By the time I removed my shoes, unpacked all my bomb making equipment**, showed my license, took off my jacket, and practically showed the guards my panties, I was so far back in line that the desk attendant had to create a 27th letter to describe my position in the boarding queue.

When I finally set foot on the plane, the flight attendant was making cracks about those of us (losers) in the aisle who, if we saw an open seat, should consider it ours, because it was a completely full flight. Oh JOY!

Being the rebel I am, I decided to ignore the PA announcement and head as far back in the plane as humanly possible. I would have happily sat on the toilet if it had had a seatbelt, to avoid the middle seat. No dice. Toilet was occupied. Darn.

However, toward the back of the plane was one last middle seat. Between two business-looking men, both wearing suits. Thankfully, my seat even came with spare overhead storage. I plopped down, mission accomplished.

Then the wierdest thing happened. It seems that these two gentlemen where traveling together. And they were both Chatty-Cathy's. I guess I had become transparent, because they didn't even seem to realize I had sat down. They thought it would be cool to talk around the ghost-of-a-person between them: ME.

The entire time this is playing out I'm thinking "If you two would like to sit together, I'll gladly take the window seat. Really. Unless the two of you are afraid you might get COOTIES or be tagged GAY by sitting too close to each other."

Thankfully, brain was moving, mouth was not.

My new seat buddies were talking about updated accounting and tax laws. I don't think there is a yawn big enough to describe the insomnia-producing effect of such a conversation. I decided my best defense was to lie still, close my eyes, and pray they'd both be rendered dumb.
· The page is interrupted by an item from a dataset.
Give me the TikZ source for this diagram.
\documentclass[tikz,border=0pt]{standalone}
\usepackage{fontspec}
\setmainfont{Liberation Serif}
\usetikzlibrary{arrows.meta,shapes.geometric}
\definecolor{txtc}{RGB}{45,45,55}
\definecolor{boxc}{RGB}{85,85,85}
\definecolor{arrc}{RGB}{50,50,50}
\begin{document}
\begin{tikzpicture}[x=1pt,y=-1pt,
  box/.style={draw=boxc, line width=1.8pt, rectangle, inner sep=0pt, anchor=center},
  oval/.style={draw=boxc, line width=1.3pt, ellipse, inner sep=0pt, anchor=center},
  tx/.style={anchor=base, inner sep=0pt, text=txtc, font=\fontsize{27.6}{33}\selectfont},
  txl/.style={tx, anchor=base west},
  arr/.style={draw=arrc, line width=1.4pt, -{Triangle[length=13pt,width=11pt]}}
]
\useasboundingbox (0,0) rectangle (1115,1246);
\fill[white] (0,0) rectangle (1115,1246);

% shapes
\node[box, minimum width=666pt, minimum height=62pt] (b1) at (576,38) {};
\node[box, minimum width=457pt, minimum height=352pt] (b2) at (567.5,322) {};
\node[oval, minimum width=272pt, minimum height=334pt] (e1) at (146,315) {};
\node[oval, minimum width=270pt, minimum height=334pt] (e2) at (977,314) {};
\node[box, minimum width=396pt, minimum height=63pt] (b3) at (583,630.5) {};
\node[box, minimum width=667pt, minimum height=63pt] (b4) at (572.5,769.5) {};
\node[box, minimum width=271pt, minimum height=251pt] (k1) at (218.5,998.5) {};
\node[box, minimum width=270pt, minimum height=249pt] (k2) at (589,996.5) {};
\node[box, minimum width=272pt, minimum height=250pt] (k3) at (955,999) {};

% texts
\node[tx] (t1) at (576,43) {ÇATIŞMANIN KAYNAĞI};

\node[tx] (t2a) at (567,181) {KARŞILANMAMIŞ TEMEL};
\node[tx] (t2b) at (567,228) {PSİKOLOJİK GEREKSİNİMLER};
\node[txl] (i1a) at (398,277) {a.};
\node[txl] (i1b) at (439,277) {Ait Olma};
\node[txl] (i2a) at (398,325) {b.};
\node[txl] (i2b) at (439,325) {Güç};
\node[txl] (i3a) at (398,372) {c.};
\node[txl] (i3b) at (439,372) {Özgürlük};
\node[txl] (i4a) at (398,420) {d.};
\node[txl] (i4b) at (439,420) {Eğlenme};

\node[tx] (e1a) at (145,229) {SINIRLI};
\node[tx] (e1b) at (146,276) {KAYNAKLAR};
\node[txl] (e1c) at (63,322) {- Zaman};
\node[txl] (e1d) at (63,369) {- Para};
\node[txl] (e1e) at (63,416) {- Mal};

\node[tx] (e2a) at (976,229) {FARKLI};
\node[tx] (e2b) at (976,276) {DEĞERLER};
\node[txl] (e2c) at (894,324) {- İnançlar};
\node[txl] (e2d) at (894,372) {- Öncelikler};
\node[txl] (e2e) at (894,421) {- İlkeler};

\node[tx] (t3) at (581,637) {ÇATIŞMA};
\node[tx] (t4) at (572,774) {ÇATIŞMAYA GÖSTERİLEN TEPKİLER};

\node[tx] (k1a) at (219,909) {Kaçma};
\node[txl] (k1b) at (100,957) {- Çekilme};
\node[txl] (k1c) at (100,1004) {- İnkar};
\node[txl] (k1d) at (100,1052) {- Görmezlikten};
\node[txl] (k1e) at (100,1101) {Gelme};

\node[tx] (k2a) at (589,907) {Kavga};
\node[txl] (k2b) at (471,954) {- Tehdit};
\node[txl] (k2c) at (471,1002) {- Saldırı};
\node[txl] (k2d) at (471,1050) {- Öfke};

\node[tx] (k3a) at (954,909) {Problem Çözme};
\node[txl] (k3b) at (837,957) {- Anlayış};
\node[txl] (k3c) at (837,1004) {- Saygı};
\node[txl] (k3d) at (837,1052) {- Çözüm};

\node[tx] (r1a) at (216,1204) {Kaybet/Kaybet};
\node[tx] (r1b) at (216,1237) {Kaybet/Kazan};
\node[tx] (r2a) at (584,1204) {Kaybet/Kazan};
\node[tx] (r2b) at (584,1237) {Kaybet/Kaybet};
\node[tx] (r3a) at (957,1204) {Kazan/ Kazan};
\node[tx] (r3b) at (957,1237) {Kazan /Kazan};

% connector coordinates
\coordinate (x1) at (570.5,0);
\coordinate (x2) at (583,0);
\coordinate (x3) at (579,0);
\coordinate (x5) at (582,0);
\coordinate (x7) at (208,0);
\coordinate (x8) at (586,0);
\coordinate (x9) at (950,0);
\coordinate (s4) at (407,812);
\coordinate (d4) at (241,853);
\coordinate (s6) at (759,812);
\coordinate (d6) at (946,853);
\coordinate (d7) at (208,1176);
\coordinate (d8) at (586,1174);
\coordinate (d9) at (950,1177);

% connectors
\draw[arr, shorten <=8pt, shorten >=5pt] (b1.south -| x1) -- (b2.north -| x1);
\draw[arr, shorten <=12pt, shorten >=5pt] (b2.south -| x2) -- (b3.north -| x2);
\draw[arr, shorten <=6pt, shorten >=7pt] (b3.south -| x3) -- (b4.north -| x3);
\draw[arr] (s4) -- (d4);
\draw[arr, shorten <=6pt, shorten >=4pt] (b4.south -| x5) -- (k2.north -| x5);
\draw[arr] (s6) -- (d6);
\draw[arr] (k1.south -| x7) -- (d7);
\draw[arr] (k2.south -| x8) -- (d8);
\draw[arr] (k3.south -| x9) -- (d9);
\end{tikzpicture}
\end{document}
It was my best possum defense.

Sadly, neither guy was rendered speechless.

Instead, the dude on my left, who unfolded and stood to his 6'7" height at the end of the flight, took my "sleep" position as a chance to splay his legs all up in my business. He also felt completely chivalrous and relaxed his right elbow on our shared arm rest, crowding my arm completely into my chair.

So, here I am, scrunched from the left by Andre the Giant, while his sidekick, Mr. CPA, yaks in my right ear, all while I fake sleep. And continue to pray. To no avail.

That's when I realized I was a human Oreo. The best part of the cookie. I was such a sliver of a person, crowded into my seat, arms plastered to my side, legs straight ahead, that I even resembled the frosting middle.

I guess it could have been worse.

I'm just not sure how.





*Since I rarely travel alone these days, I COULD point fingers at others who like to arrive five minutes before flights then get into verbal punching matches about getting on the plane. Not the way I care to start a va-ca, but whatever floats your boat....

**Liquid foundation, perfume, and hairspray, when mixed together, might make a hell of a molotov cocktail. I just have no clue how to actually make this happen.